** BEGIN **

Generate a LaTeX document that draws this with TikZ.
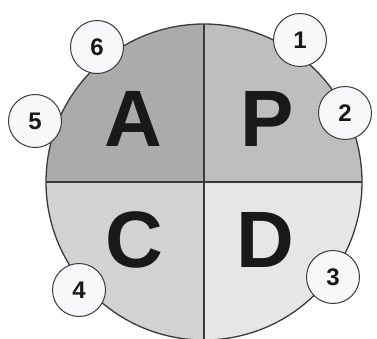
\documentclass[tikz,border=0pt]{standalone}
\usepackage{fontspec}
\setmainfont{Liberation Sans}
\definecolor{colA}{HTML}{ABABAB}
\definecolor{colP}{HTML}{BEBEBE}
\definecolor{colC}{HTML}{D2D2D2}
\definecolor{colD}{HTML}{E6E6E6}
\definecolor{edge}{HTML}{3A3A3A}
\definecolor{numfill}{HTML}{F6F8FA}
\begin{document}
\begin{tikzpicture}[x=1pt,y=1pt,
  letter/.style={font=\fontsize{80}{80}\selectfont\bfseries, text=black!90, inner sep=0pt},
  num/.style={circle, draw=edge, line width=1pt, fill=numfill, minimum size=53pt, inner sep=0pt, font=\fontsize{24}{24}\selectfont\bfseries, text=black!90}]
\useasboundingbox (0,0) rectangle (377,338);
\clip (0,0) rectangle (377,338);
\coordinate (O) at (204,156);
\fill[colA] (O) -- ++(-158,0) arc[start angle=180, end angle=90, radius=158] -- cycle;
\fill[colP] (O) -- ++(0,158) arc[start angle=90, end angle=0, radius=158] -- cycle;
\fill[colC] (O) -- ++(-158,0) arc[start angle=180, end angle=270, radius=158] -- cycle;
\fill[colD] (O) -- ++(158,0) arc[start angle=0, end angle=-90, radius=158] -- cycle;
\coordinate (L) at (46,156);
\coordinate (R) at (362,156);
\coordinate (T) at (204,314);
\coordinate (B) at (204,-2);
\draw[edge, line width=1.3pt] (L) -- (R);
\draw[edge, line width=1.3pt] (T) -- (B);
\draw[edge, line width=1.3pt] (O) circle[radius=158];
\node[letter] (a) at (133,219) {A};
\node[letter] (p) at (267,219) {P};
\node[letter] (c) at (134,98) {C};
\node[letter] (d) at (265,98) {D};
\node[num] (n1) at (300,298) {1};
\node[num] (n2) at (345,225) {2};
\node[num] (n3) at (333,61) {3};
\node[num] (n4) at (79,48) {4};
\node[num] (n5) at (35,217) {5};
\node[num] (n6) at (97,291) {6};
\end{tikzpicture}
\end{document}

** END **

WHAT THE EXERCISE ASKS:
Quote the listing above in full, except for the pictures.

RESULT:
Generate a LaTeX document that draws this with TikZ.
\documentclass[tikz,border=0pt]{standalone}
\usepackage{fontspec}
\setmainfont{Liberation Sans}
\definecolor{colA}{HTML}{ABABAB}
\definecolor{colP}{HTML}{BEBEBE}
\definecolor{colC}{HTML}{D2D2D2}
\definecolor{colD}{HTML}{E6E6E6}
\definecolor{edge}{HTML}{3A3A3A}
\definecolor{numfill}{HTML}{F6F8FA}
\begin{document}
\begin{tikzpicture}[x=1pt,y=1pt,
  letter/.style={font=\fontsize{80}{80}\selectfont\bfseries, text=black!90, inner sep=0pt},
  num/.style={circle, draw=edge, line width=1pt, fill=numfill, minimum size=53pt, inner sep=0pt, font=\fontsize{24}{24}\selectfont\bfseries, text=black!90}]
\useasboundingbox (0,0) rectangle (377,338);
\clip (0,0) rectangle (377,338);
\coordinate (O) at (204,156);
\fill[colA] (O) -- ++(-158,0) arc[start angle=180, end angle=90, radius=158] -- cycle;
\fill[colP] (O) -- ++(0,158) arc[start angle=90, end angle=0, radius=158] -- cycle;
\fill[colC] (O) -- ++(-158,0) arc[start angle=180, end angle=270, radius=158] -- cycle;
\fill[colD] (O) -- ++(158,0) arc[start angle=0, end angle=-90, radius=158] -- cycle;
\coordinate (L) at (46,156);
\coordinate (R) at (362,156);
\coordinate (T) at (204,314);
\coordinate (B) at (204,-2);
\draw[edge, line width=1.3pt] (L) -- (R);
\draw[edge, line width=1.3pt] (T) -- (B);
\draw[edge, line width=1.3pt] (O) circle[radius=158];
\node[letter] (a) at (133,219) {A};
\node[letter] (p) at (267,219) {P};
\node[letter] (c) at (134,98) {C};
\node[letter] (d) at (265,98) {D};
\node[num] (n1) at (300,298) {1};
\node[num] (n2) at (345,225) {2};
\node[num] (n3) at (333,61) {3};
\node[num] (n4) at (79,48) {4};
\node[num] (n5) at (35,217) {5};
\node[num] (n6) at (97,291) {6};
\end{tikzpicture}
\end{document}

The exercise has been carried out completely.